··· RECORDED DATA

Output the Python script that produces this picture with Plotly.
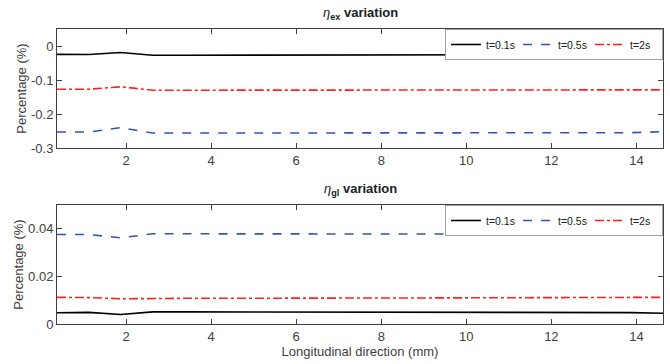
import plotly.graph_objects as go

x = [0.375 + 0.75 * i for i in range(20)]

ex_t01 = [-0.0245, -0.025, -0.019, -0.027, -0.027, -0.027, -0.027, -0.027, -0.027, -0.027,
          -0.027, -0.027, -0.027, -0.027, -0.027, -0.027, -0.027, -0.027, -0.0265, -0.025]
ex_t05 = [-0.253, -0.253, -0.240, -0.256, -0.256, -0.256, -0.256, -0.256, -0.256, -0.256,
          -0.256, -0.256, -0.256, -0.256, -0.256, -0.256, -0.256, -0.256, -0.255, -0.252]
ex_t2 = [-0.127, -0.127, -0.120, -0.130, -0.130, -0.130, -0.131, -0.131, -0.131, -0.131,
         -0.131, -0.131, -0.131, -0.131, -0.131, -0.131, -0.131, -0.130, -0.130, -0.129]

gl_t01 = [0.0047, 0.0049, 0.0040, 0.0051, 0.0051, 0.0051, 0.0051, 0.0051, 0.0051, 0.0051,
          0.0051, 0.0051, 0.0051, 0.0051, 0.0051, 0.0051, 0.0050, 0.0050, 0.0048, 0.0045]
gl_t05 = [0.0376, 0.0376, 0.0362, 0.0379, 0.0379, 0.0379, 0.0379, 0.0379, 0.0379, 0.0379,
          0.0379, 0.0379, 0.0379, 0.0379, 0.0379, 0.0379, 0.0379, 0.0379, 0.0378, 0.0377]
gl_t2 = [0.0112, 0.0111, 0.0106, 0.0108, 0.0108, 0.0108, 0.0109, 0.0109, 0.0109, 0.0109,
         0.0109, 0.0109, 0.0109, 0.0109, 0.0109, 0.0109, 0.0110, 0.0110, 0.0111, 0.0112]

labels = ["t=0.1s", "t=0.5s", "t=2s"]
colors = ["#000000", "#3355b0", "#ff2020"]
dashes = ["solid", "dash", "dashdot"]

FONT = "Liberation Sans, Arial, sans-serif"
fig = go.Figure()
for ys, lab, c, d in zip([ex_t01, ex_t05, ex_t2], labels, colors, dashes):
    fig.add_trace(go.Scatter(x=x, y=ys, mode="lines", name=lab, xaxis="x", yaxis="y",
                             line=dict(color=c, dash=d, width=1.6), legend="legend"))
for ys, lab, c, d in zip([gl_t01, gl_t05, gl_t2], labels, colors, dashes):
    fig.add_trace(go.Scatter(x=x, y=ys, mode="lines", name=lab, xaxis="x2", yaxis="y2",
                             line=dict(color=c, dash=d, width=1.6), legend="legend2"))

axcommon = dict(showline=True, linecolor="#404040", linewidth=1, mirror="ticks",
                ticks="inside", ticklen=5, tickcolor="#404040", showgrid=False,
                zeroline=False, tickfont=dict(size=13, color="#404040", family=FONT))

H = 295.0
legcommon = dict(orientation="h", xanchor="right", yanchor="top",
                 bordercolor="#a0a0a0", borderwidth=1, bgcolor="white",
                 font=dict(size=10.5, color="#202020"), itemwidth=30,
                 entrywidth=27, entrywidthmode="pixels", tracegroupgap=0)
fig.update_layout(
    width=670, height=364,
    margin=dict(l=57, r=7, t=29, b=40),
    paper_bgcolor="white", plot_bgcolor="white",
    font=dict(family=FONT, color="#404040"),
    xaxis=dict(domain=[0, 1], range=[0.375, 14.625], tickvals=[2, 4, 6, 8, 10, 12, 14],
               anchor="y", **axcommon),
    yaxis=dict(domain=[(324 - 148) / H, 1], range=[-0.3, 0.05], tickvals=[0, -0.1, -0.2, -0.3],
               ticktext=["0", "-0.1", "-0.2", "-0.3"], anchor="x",
               title=dict(text="Percentage (%)", font=dict(size=13, color="#404040"), standoff=1),
               **axcommon),
    xaxis2=dict(domain=[0, 1], range=[0.375, 14.625], tickvals=[2, 4, 6, 8, 10, 12, 14],
                anchor="y2",
                title=dict(text="Longitudinal direction (mm)", font=dict(size=13, color="#404040"), standoff=3),
                **axcommon),
    yaxis2=dict(domain=[0, (324 - 205) / H], range=[0, 0.05], tickvals=[0, 0.02, 0.04],
                ticktext=["0", "0.02", "0.04"], anchor="x2",
                title=dict(text="Percentage (%)", font=dict(size=13, color="#404040"), standoff=1),
                **axcommon),
    legend=dict(x=1, y=1, **legcommon),
    legend2=dict(x=1, y=(324 - 205) / H, **legcommon),
    annotations=[
        dict(text="<i>η</i><sub><b>ex</b></sub> <b>variation</b>", x=0.5, xref="paper",
             y=1, yref="paper", yshift=5, yanchor="bottom", showarrow=False,
             font=dict(size=13, color="#202020", family=FONT)),
        dict(text="<i>η</i><sub><b>gl</b></sub> <b>variation</b>", x=0.5, xref="paper",
             y=(324 - 205) / H, yref="paper", yshift=5, yanchor="bottom", showarrow=False,
             font=dict(size=13, color="#202020", family=FONT)),
    ],
)

fig.write_html("out.html")
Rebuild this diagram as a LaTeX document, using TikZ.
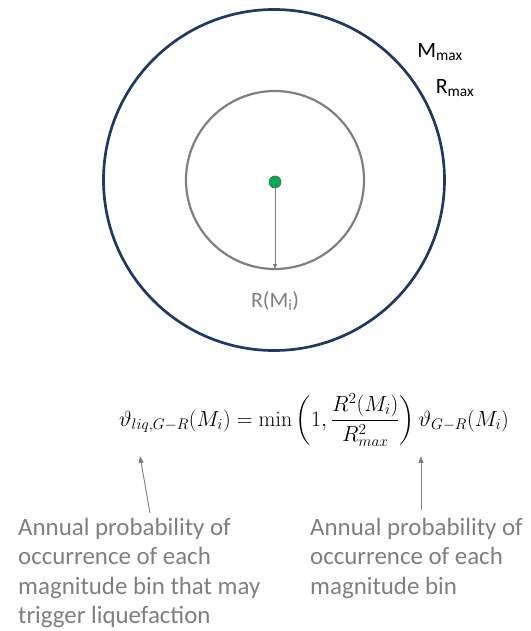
\documentclass[tikz,border=0pt]{standalone}
\usepackage{fix-cm}
\usepackage{amsmath}
\usepackage[no-math]{fontspec}
\setmainfont{Carlito}
\usetikzlibrary{positioning,arrows.meta}
\definecolor{ringB}{HTML}{203864}
\definecolor{ringG}{HTML}{7F7F7F}
\definecolor{dotG}{HTML}{00B050}
\definecolor{noteG}{HTML}{7F7F7F}

\begin{document}
\begin{tikzpicture}[x=1bp, y=-1bp,
  every node/.style={font=\fontsize{22}{26}\selectfont},
  ring/.style={circle, draw, inner sep=0pt, outer sep=0pt},
  note/.style={text=noteG, align=left, anchor=north west, inner sep=0pt,
               font=\fontsize{25}{29.5}\selectfont},
  up/.style={-{Triangle[length=7pt, width=5pt]}, line width=0.9pt, noteG}
]
  \useasboundingbox (0,0) rectangle (531,631);
  % rings
  \node[ring, draw=ringB, line width=2.7pt, minimum size=341bp] (far) at (274,180) {};
  \node[ring, draw=ringG, line width=2.2pt, minimum size=178bp] (near) at (275,180) {};
  \node[ring, fill=dotG, draw=black!65, line width=0.6pt, minimum size=12bp] (src) at (275,182) {};
  \draw[-{Triangle[length=5pt, width=4pt]}, line width=0.8pt, ringG] (src) -- (near.south);
  \node[text=ringG] (rmi) at (275,301) {R(M\textsubscript{i})};
  \node (mmax) at (440,52) {M\textsubscript{max}};
  \node (rmax) at (455,88) {R\textsubscript{max}};
  % formula
  \node[anchor=base, font=\fontsize{22}{27}\selectfont] (eq) at (314,426)
    {$\vartheta_{liq,G-R}(M_i) = \min\left(1,\dfrac{R^2(M_i)}{R^2_{max}}\right)\vartheta_{G-R}(M_i)$};
  % notes
  \node[note] (lnote) at (18,518) {Annual probability of\\occurrence of each\\magnitude bin that may\\trigger liquefaction};
  \node[note] (rnote) at (310,518) {Annual probability of\\occurrence of each\\magnitude bin};
  \coordinate (ltail) at (150,513);
  \coordinate (lhead) at (140,456);
  \coordinate (rtail) at (421,510);
  \coordinate (rhead) at (421,456);
  \draw[up] (ltail) -- (lhead);
  \draw[up] (rtail) -- (rhead);
\end{tikzpicture}
\end{document}
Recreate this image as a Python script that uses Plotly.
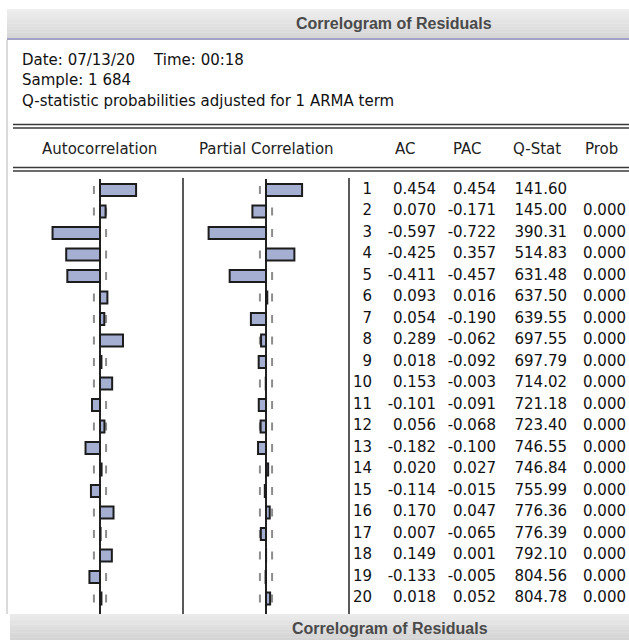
import math
import plotly.graph_objects as go

# ---------------- data ----------------
lags = list(range(1, 21))
ac = [0.454, 0.070, -0.597, -0.425, -0.411, 0.093, 0.054, 0.289, 0.018, 0.153,
      -0.101, 0.056, -0.182, 0.020, -0.114, 0.170, 0.007, 0.149, -0.133, 0.018]
pac = [0.454, -0.171, -0.722, 0.357, -0.457, 0.016, -0.190, -0.062, -0.092, -0.003,
       -0.091, -0.068, -0.100, 0.027, -0.015, 0.047, -0.065, 0.001, -0.005, 0.052]
qstat = [141.60, 145.00, 390.31, 514.83, 631.48, 637.50, 639.55, 697.55, 697.79, 714.02,
         721.18, 723.40, 746.55, 746.84, 755.99, 776.36, 776.39, 792.10, 804.56, 804.78]
prob = [None, 0.000, 0.000, 0.000, 0.000, 0.000, 0.000, 0.000, 0.000, 0.000,
        0.000, 0.000, 0.000, 0.000, 0.000, 0.000, 0.000, 0.000, 0.000, 0.000]
col_headers = ["AC", "PAC", "Q-Stat", "Prob"]
panel_headers = ["Autocorrelation", "Partial Correlation"]
title = "Correlogram of Residuals"
info_lines = ["Date: 07/13/20\u00a0\u00a0\u00a0\u00a0Time: 00:18",
              "Sample: 1 684",
              "Q-statistic probabilities adjusted for 1 ARMA term"]
n_obs = 684

# ---------------- layout helpers ----------------
W, H = 629, 640
FONT = "DejaVu Sans"


def px(x):
    return x / W


def py(y):
    return 1 - y / H


band = 2 / math.sqrt(n_obs)

# plot area geometry (pixels)
Y_TOP, Y_BOT = 179, 614
ROW0, ROWSTEP = 190, 21.5
y_range = [20 + (Y_BOT - (ROW0 + 19 * ROWSTEP)) / ROWSTEP,
           1 - (ROW0 - Y_TOP) / ROWSTEP]
ACF_DOM = [px(20.5), px(179.5)]
PACF_DOM = [px(186.5), px(345.5)]
TBL_DOM = [px(349), 1.0]
COL_RIGHT = [372, 436, 496, 567, 626]  # lag, AC, PAC, Q, Prob right edges
HDR_CENTER = [405, 467, 537, 601]

fig = go.Figure()

bar_style = dict(color="#a5afd1", line=dict(color="#1c1c1c", width=2))
fig.add_trace(go.Bar(x=ac, y=lags, orientation="h", width=0.55, marker=bar_style,
                     xaxis="x", yaxis="y", hoverinfo="skip"))
fig.add_trace(go.Bar(x=pac, y=lags, orientation="h", width=0.55, marker=bar_style,
                     xaxis="x2", yaxis="y", hoverinfo="skip"))

txtfont = dict(family=FONT, size=15, color="#111111")
columns = [
    [str(v) for v in lags],
    [f"{v:.3f}" for v in ac],
    [f"{v:.3f}" for v in pac],
    [f"{v:.2f}" for v in qstat],
    ["" if v is None else f"{v:.3f}" for v in prob],
]
for xr, col in zip(COL_RIGHT, columns):
    fig.add_trace(go.Scatter(x=[xr] * len(lags), y=lags, mode="text", text=col,
                             textposition="middle left", textfont=txtfont,
                             cliponaxis=False,
                             xaxis="x3", yaxis="y", hoverinfo="skip"))

shapes = []
# confidence band dashes, one per row
for ax in ("x", "x2"):
    for lg in lags:
        for s in (-1, 1):
            shapes.append(dict(type="line", xref=ax, yref="y", x0=s * band, x1=s * band,
                               y0=lg - 0.19, y1=lg + 0.19, layer="below",
                               line=dict(color="#8c8c8c", width=2)))


def grad_bar(y0, y1, x0, c_top, c_bot, steps=10):
    out = []
    h = (y1 - y0) / steps
    for i in range(steps):
        t = i / (steps - 1)
        c = [round(c_top[k] + (c_bot[k] - c_top[k]) * t) for k in range(3)]
        out.append(dict(type="rect", xref="paper", yref="paper",
                        x0=px(x0), x1=1, y0=py(y0 + i * h), y1=py(y0 + (i + 1) * h + 0.3),
                        line=dict(width=0), fillcolor=f"rgb({c[0]},{c[1]},{c[2]})",
                        layer="below"))
    return out


shapes += grad_bar(9, 38, 7, (238, 238, 238), (214, 214, 214))
shapes.append(dict(type="rect", xref="paper", yref="paper", x0=px(7), x1=1,
                   y0=py(38), y1=py(40), line=dict(width=0), fillcolor="#a2a2c6"))
shapes += grad_bar(614, 640, 10, (234, 234, 234), (212, 212, 212))
# left window border
shapes.append(dict(type="line", xref="paper", yref="paper", x0=px(7), x1=px(7),
                   y0=py(40), y1=py(614), line=dict(color="#cfcfcf", width=1.5)))
# double rules
for yy in (124.5, 128, 167.5, 171):
    shapes.append(dict(type="line", xref="paper", yref="paper", x0=px(13), x1=1,
                       y0=py(yy), y1=py(yy), line=dict(color="#3a3a3a", width=1.5)))
# column separators
for xx in (183, 349):
    shapes.append(dict(type="line", xref="paper", yref="paper", x0=px(xx), x1=px(xx),
                       y0=py(178), y1=py(614), line=dict(color="#222222", width=1.5)))

ann = []
tfont = dict(family="Liberation Sans", size=16, color="#4a4a4a")
ann.append(dict(text=f"<b>{title}</b>", x=px(394), y=py(23.5), xref="paper", yref="paper",
                showarrow=False, font=tfont, xanchor="center", yanchor="middle"))
ann.append(dict(text=f"<b>{title}</b>", x=px(390), y=py(628), xref="paper", yref="paper",
                showarrow=False, font=tfont, xanchor="center", yanchor="middle"))
for i, line in enumerate(info_lines):
    ann.append(dict(text=line, x=px(20), y=py(60 + 20.5 * i), xref="paper", yref="paper",
                    showarrow=False, font=dict(family=FONT, size=15, color="#111111"),
                    xanchor="left", yanchor="middle"))
for name, cx in zip(panel_headers, (99, 266)):
    ann.append(dict(text=name, x=px(cx), y=py(149), xref="paper", yref="paper",
                    showarrow=False, font=dict(family=FONT, size=15, color="#222222"),
                    xanchor="center", yanchor="middle"))
for name, cx in zip(col_headers, HDR_CENTER):
    ann.append(dict(text=name, x=px(cx), y=py(149), xref="paper", yref="paper",
                    showarrow=False, font=dict(family=FONT, size=15, color="#222222"),
                    xanchor="center", yanchor="middle"))

hidden = dict(showgrid=False, showticklabels=False, ticks="", showline=False)
fig.update_layout(
    width=W, height=H, margin=dict(l=0, r=0, t=0, b=0),
    paper_bgcolor="white", plot_bgcolor="rgba(0,0,0,0)",
    showlegend=False, barmode="overlay",
    xaxis=dict(domain=ACF_DOM, range=[-1, 1], zeroline=True, zerolinecolor="#222222",
               zerolinewidth=1.5, anchor="y", **hidden),
    xaxis2=dict(domain=PACF_DOM, range=[-1, 1], zeroline=True, zerolinecolor="#222222",
                zerolinewidth=1.5, anchor="y", **hidden),
    xaxis3=dict(domain=TBL_DOM, range=[349, 629], zeroline=False, anchor="y", **hidden),
    yaxis=dict(domain=[py(Y_BOT), py(Y_TOP)], range=y_range, zeroline=False, **hidden),
    shapes=shapes, annotations=ann,
)

fig.write_html("out.html", config={"displayModeBar": False},
               post_script="document.body.style.margin='0';document.body.style.overflow='hidden';")
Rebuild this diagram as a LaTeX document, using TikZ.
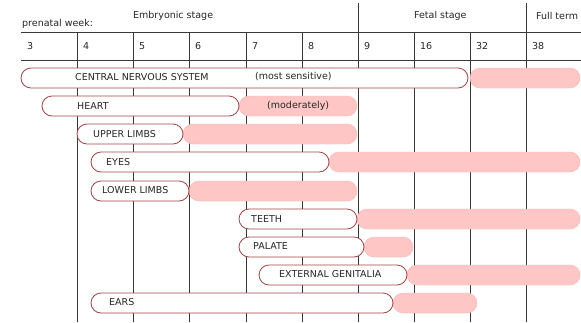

······

TASK:
Only the lines from the start of the records to the one containing "x = [0.375 + 0.75 * i for i in range(20)]" should be repeated, exactly and with both ends kept; drop any pictures.

COMPLETED TASK:
Output the Python script that produces this picture with Plotly.
import plotly.graph_objects as go

x = [0.375 + 0.75 * i for i in range(20)]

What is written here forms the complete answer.